Sea como fuere, a través del escrito se ve la fina figura de un papa conocedor del Antiguo y Nuevo Testamento y bien experimentado en el espíritu de oración. Habla de forma arrebatada de la fe, origen de la disposición humilde de donde nace la aceptación de la autoridad; expone –con la seguridad que dan las disposiciones divinas y no las componendas humanas– la existencia de la autoridad jerárquica proveniente de la voluntad fundacional de Cristo, y llama a la comunidad universal de los creyentes «cuerpo de Cristo» y «rebaño»; no falta el recurso a la «tradición recibida» para llegar a la concordia de la fe y recuperar la paz.
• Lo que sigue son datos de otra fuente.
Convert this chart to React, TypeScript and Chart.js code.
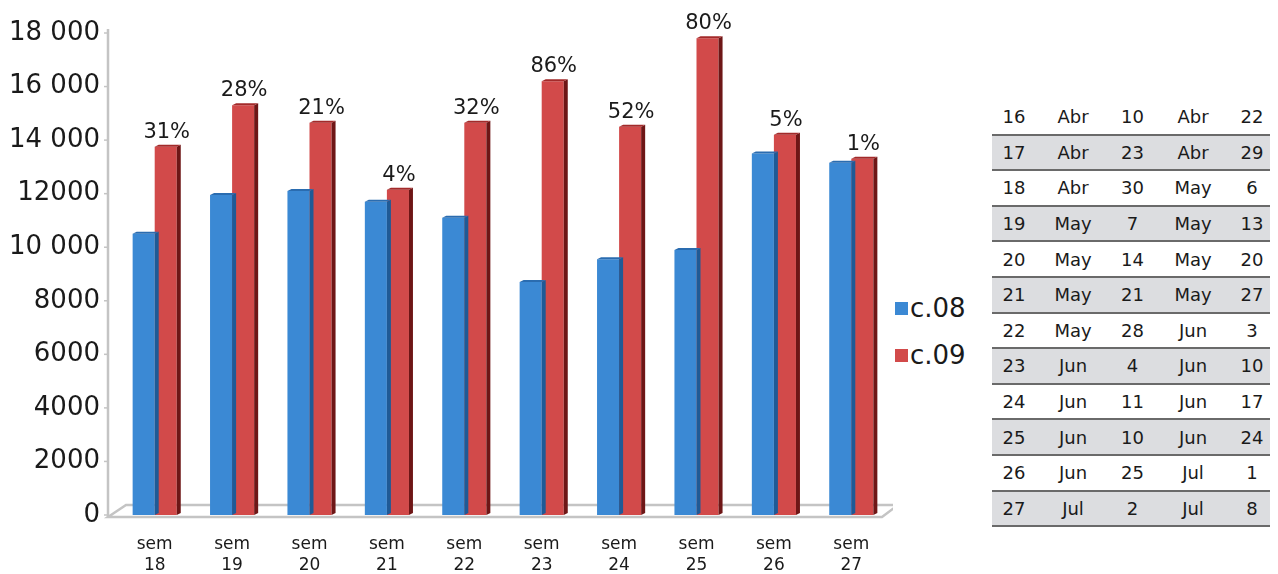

Es admirable descubrir con nitidez la conciencia de su autoridad y de su obligación universal al intervenir en uno de los primeros conflictos, en virtud de su suprema autoridad. Con tono dignísimo y de gran solicitud paternal, Roma ordenó y fue obedecida.
La carta se considera tan autorizada por los destinatarios que, sesenta años más tarde, aún se leía a los fieles, en la asamblea dominical, según consta por testimonio de Dionisio de Corinto.
Párrafos de la carta de Clemente dan a entender que se escribió al finalizar una de las persecuciones, probablemente la de Domiciano, emperador al que el poder lo cambió inesperadamente de pacífico a cruel.
Clemente murió mártir al final del siglo I.
En torno a su muerte tampoco falta el relato imaginativo de las actas tardías (s. iv) configuradas con una frondosa literatura que intenta realzar la figura del santo. Suponen que el emperador Trajano le desterró al Quersoneso, en Crimea, condenándole a trabajos forzados en una cantera, por negarse a dar culto a los ídolos. La leyenda referirá abundancia de hechos prodigiosos como el haber sido arrojado al agua en el mar Negro con un ancla atada a su cuello; pero un ángel enviado por Dios hizo en el fondo del mar un magnífico sepulcro de mármol; cada aniversario de su muerte podían los fieles visitarlo a pie seco, y, cuando una madre olvidó en una ocasión allí a su hijo, lo encontró al año siguiente vivo.
El ancla que está presente en su iconografía más bien nos sugiere la firmeza de la fe y la seguridad de la unidad de las que fue Clemente eminente campeón con su enérgica defensa al mantener el principio de la autoridad primacial de la sede romana; así entendió siempre la Iglesia el servicio del papa.